No major trade agreement before this one has gone so far to address growing pressures on natural resources like overexploited fish, wildlife and forests.
And the agreement will enhance cooperation and information sharing with our trading partners, so that we can tackle these pressing environmental challenges together. Collectively, these tools provide our best hope yet to sever the connection between source countries—often in Africa—and destination countries in the Asia-Pacific, frustrating the efforts of traffickers and offering a helping hand to conservationists everywhere.
The United States pushed hard during negotiations for these ambitious, enforceable commitments. And some leading environmental and conservation advocates—many of whom have been engaged since the very start of the talks, asking us to negotiate the strongest environmental chapter ever—have weighed in about the importance of the environmental chapter’s commitments. So, the good news is, the final version of TPP delivered on the promise the President made throughout—that this would be the most ambitious, highest-standard trade agreement on the environment in history and that its provisions would be fully enforceable through trade sanctions.
We commend the Obama Administration's efforts, including those of the U.S. Trade Representative, to use all the tools available to combat illegal wildlife trafficking and its commitment to solving this crisis as a top-level priority.
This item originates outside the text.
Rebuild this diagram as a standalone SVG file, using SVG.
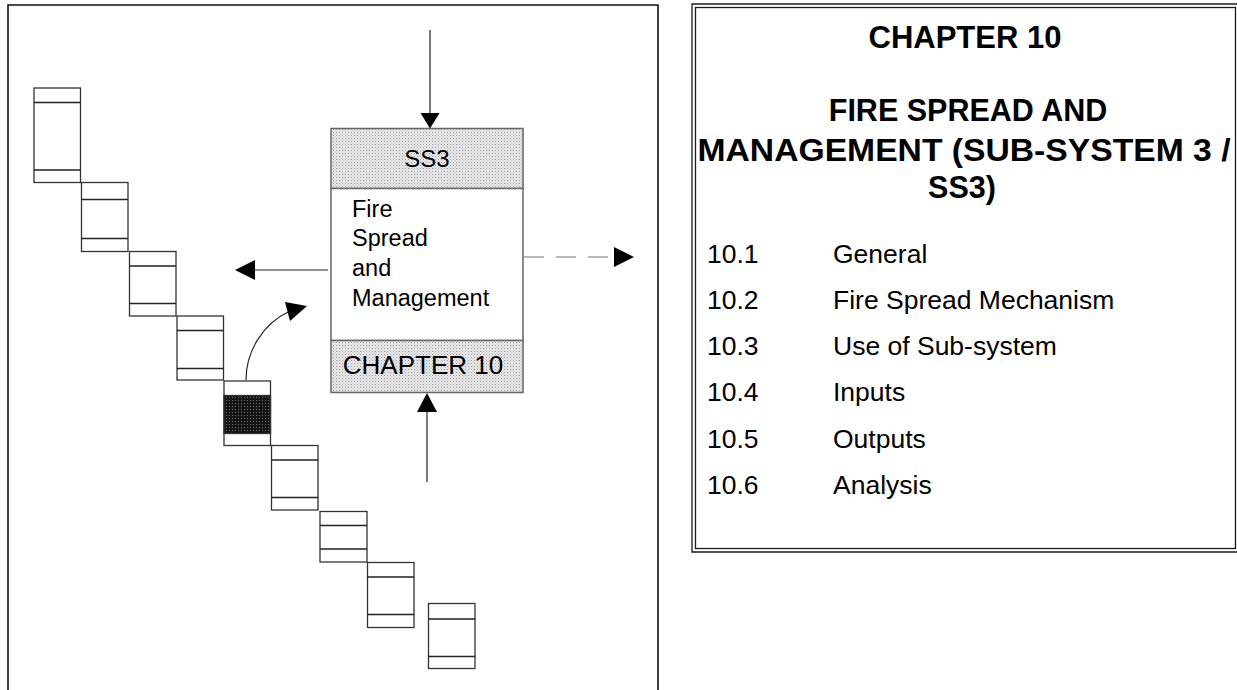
<svg xmlns="http://www.w3.org/2000/svg" width="1237" height="690" viewBox="0 0 1237 690">
<defs>
<pattern id="lightDots" width="3" height="3" patternUnits="userSpaceOnUse">
<rect width="3" height="3" fill="#ebebeb"/>
<rect x="0" y="0" width="1" height="1" fill="#9a9a9a"/>
<rect x="1.5" y="1.5" width="1" height="1" fill="#b0b0b0"/>
</pattern>
<pattern id="darkDots" width="3" height="3" patternUnits="userSpaceOnUse">
<rect width="3" height="3" fill="#151515"/>
<rect x="1" y="1" width="1" height="1" fill="#707070"/>
</pattern>
<style>
.frame{fill:none;stroke:#111;stroke-width:1.6}
.dbl{fill:none;stroke:#1a1a1a;stroke-width:1.3}
.step{fill:#fff;stroke:#333;stroke-width:1.3}
.sep{stroke:#222;stroke-width:1.3}
.box{stroke:#666;stroke-width:1.5}
.line{stroke:#222;stroke-width:1.2;fill:none}
.dash{stroke:#777;stroke-width:1.2;stroke-dasharray:20 12;fill:none}
.head{fill:#000}
.t{font-family:"Liberation Sans",Arial,Helvetica,sans-serif;fill:#000}
.b{font-weight:bold}
</style>
</defs>

<g id="left-frame">
<path class="frame" d="M8,690 V5 H658 V690"/>
</g>

<g id="right-panel">
<path class="dbl" d="M1237,4 H692 V552 H1237"/>
<rect class="dbl" x="695.5" y="7.5" width="540" height="541"/>
<text class="t b" x="965" y="48" font-size="31" text-anchor="middle">CHAPTER 10</text>
<text class="t b" x="968" y="121" font-size="30.5" text-anchor="middle">FIRE SPREAD AND</text>
<text class="t b" x="964" y="161" font-size="31" text-anchor="middle" textLength="533" lengthAdjust="spacingAndGlyphs">MANAGEMENT (SUB-SYSTEM 3 /</text>
<text class="t b" x="962" y="198" font-size="30.5" text-anchor="middle">SS3)</text>
<g font-size="26.5" class="t">
<text class="t" x="707" y="263">10.1</text><text class="t" x="833" y="263">General</text>
<text class="t" x="707" y="309">10.2</text><text class="t" x="833" y="309">Fire Spread Mechanism</text>
<text class="t" x="707" y="355">10.3</text><text class="t" x="833" y="355">Use of Sub-system</text>
<text class="t" x="707" y="401">10.4</text><text class="t" x="833" y="401">Inputs</text>
<text class="t" x="707" y="448">10.5</text><text class="t" x="833" y="448">Outputs</text>
<text class="t" x="707" y="494">10.6</text><text class="t" x="833" y="494">Analysis</text>
</g>
</g>

<g id="step1"><rect class="step" x="34" y="88" width="46.5" height="94.5"/><path class="sep" d="M34,102.5 H80.5 M34,170 H80.5"/></g>
<g id="step2"><rect class="step" x="81.5" y="182.5" width="46.5" height="69"/><path class="sep" d="M81.5,199.5 H128 M81.5,238.5 H128"/></g>
<g id="step3"><rect class="step" x="129.5" y="251.5" width="46.5" height="64.5"/><path class="sep" d="M129.5,266 H176 M129.5,303.5 H176"/></g>
<g id="step4"><rect class="step" x="177" y="316" width="46.5" height="64"/><path class="sep" d="M177,330.5 H223.5 M177,368.5 H223.5"/></g>
<g id="step5"><rect class="step" x="224" y="381" width="46.5" height="64.5"/><rect x="224" y="395.5" width="46.5" height="38" fill="url(#darkDots)" stroke="#333" stroke-width="1.3"/></g>
<g id="step6"><rect class="step" x="271.5" y="445.5" width="46.5" height="64.5"/><path class="sep" d="M271.5,460 H318 M271.5,497.5 H318"/></g>
<g id="step7"><rect class="step" x="320" y="511.5" width="47" height="50.5"/><path class="sep" d="M320,525.5 H367 M320,549 H367"/></g>
<g id="step8"><rect class="step" x="367.5" y="562.5" width="46.5" height="65"/><path class="sep" d="M367.5,577 H414 M367.5,614.5 H414"/></g>
<g id="step9"><rect class="step" x="428.5" y="603.5" width="46.5" height="65"/><path class="sep" d="M428.5,619 H475 M428.5,656.5 H475"/></g>

<g id="ss3-box">
<rect x="331" y="128.5" width="192" height="60" fill="url(#lightDots)" class="box"/>
<rect x="331" y="188.5" width="192" height="152" fill="#fff" class="box"/>
<rect x="331" y="340.5" width="192" height="52" fill="url(#lightDots)" class="box"/>
<text class="t" x="427" y="167" font-size="24" text-anchor="middle">SS3</text>
<text class="t" x="352" y="217" font-size="23.5">Fire</text>
<text class="t" x="352" y="246" font-size="23.5">Spread</text>
<text class="t" x="352" y="276" font-size="23.5">and</text>
<text class="t" x="352" y="306" font-size="23.5">Management</text>
<text class="t" x="423" y="374" font-size="26" text-anchor="middle">CHAPTER 10</text>
</g>

<g id="connectors">
<line class="line" x1="430" y1="30" x2="430" y2="114"/>
<polygon class="head" points="420.5,113 439.5,113 430,128.5"/>
<line class="line" x1="427" y1="482" x2="427" y2="410"/>
<polygon class="head" points="417,412 437,412 427,393"/>
<line class="line" x1="328" y1="270" x2="254" y2="270"/>
<polygon class="head" points="255,260 255,280 235,270"/>
<line class="dash" x1="524" y1="257" x2="614" y2="257"/>
<polygon class="head" points="614,247 614,267 634,257"/>
<path class="line" d="M246,380 C246,352 262,324 290,311"/>
<polygon class="head" points="307,306 285,302 290,321"/>
</g>
</svg>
While TPP already has set a new benchmark, our work is far from finished. Releasing the text today is just one important step toward realizing these groundbreaking new protections. In the coming months, after consultation and careful review, Congress will have an opportunity to move forward with translating the words we’ve secured on paper into the critical action needed on the ground by passing TPP into law. Before the President signs the deal and before Congress then moves toward taking a vote, we’ll work hard to get the word out about what these provisions will mean and why it is so important that we ratify TPP to make them a reality.